# CITROEN C25



## GARCAT (May 1, 2005)

HI CAN ANYBODY HELP WE HAVE DONE UP AC25 DIESEL CAMPER CALLED AN OSPREY E REG PASSED MOT LAST WEEK WERE GOING TO GET THE BODY SPRAYED AFTER REPLACING NUMEROUS PANELS
AND THE CLUTCH WENT AH WELL BUT I NOTICED A HOLE IN GEABOX BUT THE GEAR BOX REPAIRER SAID ITS THE GEAR CARRIER THATS GONE 236 PLUS VAT AND LABOUR WELL SURLEY IT WILL BE CHEAPER A NEW BOX ALL HELP APPRECIATED ITS TOOK 2 YEARS SO FAR WE WERE GOING TO YORK MOTORHOME SHOW FOR FIRST OUTING IF WE CAN FIND A BOX 
CHEERS GARRY


----------



## 88726 (May 9, 2005)

hi garcat

ive just spent the last few days looking for breaker parts . theres a guy on ebay called lhdmotorhomes breaking a 2.5 diesel ,see here

or theres united vans in bath/bristol selling a gearbox for you here on ebay.
see here
if youre not into ebay just note their details and phone them.
happy hunting


----------



## GARCAT (May 1, 2005)

THANKS WILL LOOK AT SITE NOW 
CHEERS GARRY PS WILL LET U KNOW HOW WE GET ON


----------



## tokkalosh (May 25, 2006)

Hi Garcat,
Welcome to the site.

Could you please turn off you capitals when you post - it is classed as shouting on here and as yet, you having nothing to shout at us about :lol: :lol: 

Hope you get all the parts you need


----------



## GARCAT (May 1, 2005)

Sorry bad habit
cheers Garry


----------



## tokkalosh (May 25, 2006)

Thanks Garcat,
Hope you find you box in time for the York Show :wink:


----------



## 100407 (Aug 7, 2006)

Gary.
There is a gearbox literally on your doorstep.
Atlas Salvage, Jackson Street. St Helens have one lying on the floor removed from a 2.5 Diesel Ducato.

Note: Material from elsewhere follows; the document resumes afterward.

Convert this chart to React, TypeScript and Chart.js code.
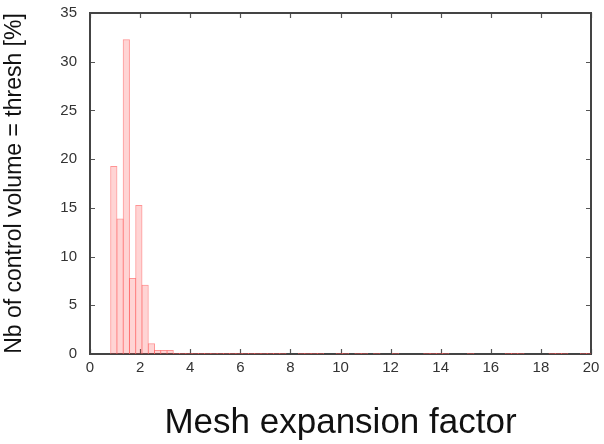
import React, { useEffect, useRef } from "react";
import { Chart, registerables } from "chart.js";

Chart.register(...registerables);

// Histogram bins (bin centres, bin width 0.25)
const mainBins = [0.95, 1.2, 1.45, 1.7, 1.95, 2.2, 2.45, 2.7, 2.95, 3.2];
const mainValues = [19.3, 13.9, 32.3, 7.8, 15.3, 7.1, 1.1, 0.4, 0.4, 0.4];

// Sparse tail of tiny bins along the baseline
const tailBins = [
  3.45, 3.7, 3.95, 4.2, 4.45, 4.7, 4.95, 5.2, 5.45, 5.7, 5.95, 6.2, 6.45, 6.7,
  6.95, 7.2, 7.45, 7.7, 8.45, 8.7, 8.95, 9.2, 9.95, 10.2, 10.7, 10.95, 11.45,
  12.2, 13.45, 13.7, 13.95, 14.2, 15.2, 16.7, 16.95, 17.2, 18.45, 18.7, 18.95,
  19.7, 19.95,
];
const tailValues = [
  0.1, 0.1, 0.1, 0.1, 0.1, 0.1, 0.1, 0.1, 0.1, 0.1, 0.1, 0.1, 0.1,
  0.1, 0.1, 0.1, 0.1, 0.1, 0.1, 0.1, 0.1, 0.1, 0.1, 0.1, 0.1, 0.1,
  0.1, 0.1, 0.1, 0.1, 0.1, 0.1, 0.1, 0.1, 0.1, 0.1, 0.1, 0.1, 0.1,
  0.1, 0.1,
];

const xTitle = "Mesh expansion factor";
const yTitle = "Nb of control volume = thresh [%]";
const xMin = 0, xMax = 20, xStep = 2;
const yMin = 0, yMax = 35, yStep = 5;

const FONT = "'Liberation Sans', Arial, Helvetica, sans-serif";

const framePlugin = {
  id: "frame",
  beforeDatasetsDraw(chart: any) {
    const { ctx, chartArea } = chart;
    const { left, right, top, bottom } = chartArea;
    const xs = chart.scales.x;
    const ys = chart.scales.y;
    ctx.save();
    ctx.strokeStyle = "#555";
    ctx.lineWidth = 1.2;
    const tl = 5;
    ctx.beginPath();
    xs.ticks.forEach((t: any) => {
      const px = Math.round(xs.getPixelForValue(t.value)) + 0.5;
      ctx.moveTo(px, bottom);
      ctx.lineTo(px, bottom - tl);
      ctx.moveTo(px, top);
      ctx.lineTo(px, top + tl);
    });
    ys.ticks.forEach((t: any) => {
      const py = Math.round(ys.getPixelForValue(t.value)) + 0.5;
      ctx.moveTo(left, py);
      ctx.lineTo(left + tl, py);
      ctx.moveTo(right, py);
      ctx.lineTo(right - tl, py);
    });
    ctx.stroke();
    ctx.strokeStyle = "#444";
    ctx.lineWidth = 2;
    ctx.strokeRect(left, top, right - left, bottom - top);
    ctx.restore();
  },
};

export default function App() {
  const ref = useRef<HTMLCanvasElement | null>(null);
  useEffect(() => {
    if (!ref.current) return;
    const data = [
      ...mainBins.map((x, i) => ({ x, y: mainValues[i] })),
      ...tailBins.map((x, i) => ({ x, y: tailValues[i] })),
    ];
    const chart = new Chart(ref.current, {
      type: "bar",
      data: {
        datasets: [
          {
            data,
            backgroundColor: "rgba(255,60,60,0.22)",
            borderColor: "rgba(255,90,90,0.65)",
            borderWidth: 1,
            barPercentage: 1.15,
            categoryPercentage: 1,
          },
        ],
      },
      options: {
        responsive: false,
        animation: false,
        layout: { padding: { top: 13, right: 13, left: 0, bottom: 0 } },
        plugins: { legend: { display: false }, tooltip: { enabled: false } },
        scales: {
          x: {
            type: "linear",
            min: xMin,
            max: xMax,
            offset: false,
            grid: { display: false, drawTicks: false },
            border: { display: false },
            ticks: {
              stepSize: xStep,
              padding: 5,
              color: "#333",
              font: { family: FONT, size: 15 },
              maxRotation: 0,
            },
            title: {
              display: true,
              text: xTitle,
              color: "#111",
              font: { family: FONT, size: 35 },
              padding: { top: 0, bottom: 0 },
            },
            afterFit(scale: any) {
              scale.height = 90;
              scale.paddingLeft = 0;
              scale.paddingRight = 0;
            },
          },
          y: {
            type: "linear",
            min: yMin,
            max: yMax,
            grid: { display: false, drawTicks: false },
            border: { display: false },
            ticks: {
              stepSize: yStep,
              padding: 13,
              color: "#333",
              font: { family: FONT, size: 15 },
            },
            title: {
              display: true,
              text: yTitle,
              color: "#111",
              font: { family: FONT, size: 23 },
              padding: { top: 1, bottom: 0 },
            },
            afterFit(scale: any) {
              scale.width = 90;
              scale.paddingTop = 0;
              scale.paddingBottom = 0;
            },
          },
        },
      },
      plugins: [framePlugin],
    });
    return () => chart.destroy();
  }, []);
  return (
    <div style={{ position: "absolute", left: 0, top: 0, width: 604, height: 444, background: "#fff" }}>
      <canvas ref={ref} width={604} height={444} />
    </div>
  );
}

They still have the van as well which may yield some spares for you although I have raped and pillaged a lot of it.
Its complete as well apart from the rear mounting which I had off for myself last week cos it was fairly new and still had its newish part number sticker attached.
If you go to look, the box isn't near the van. Its on its own near to the left hand entrance gate about 30 feet from the gate in front of some disused portakabins on the left.
Good luck.


----------



## 97993 (Mar 5, 2006)

Wakaday when helping people to find parts it would be better if you were more precise, ie *about* 30 ft from the gate is a bit sloppy at 29 ft he might fall over it, at 31 ft he may not find it, :lol: :lol: :lol: :lol: :lol: :lol: 
well done matey!!!!


----------



## 100407 (Aug 7, 2006)

Sorry Geo.
Im a builder. It was an estimate.


----------



## GARCAT (May 1, 2005)

cheers mate will have a look see if its the same 
many thanks Garry


----------



## GARCAT (May 1, 2005)

cheers wrong type box we will keep looking thanks


----------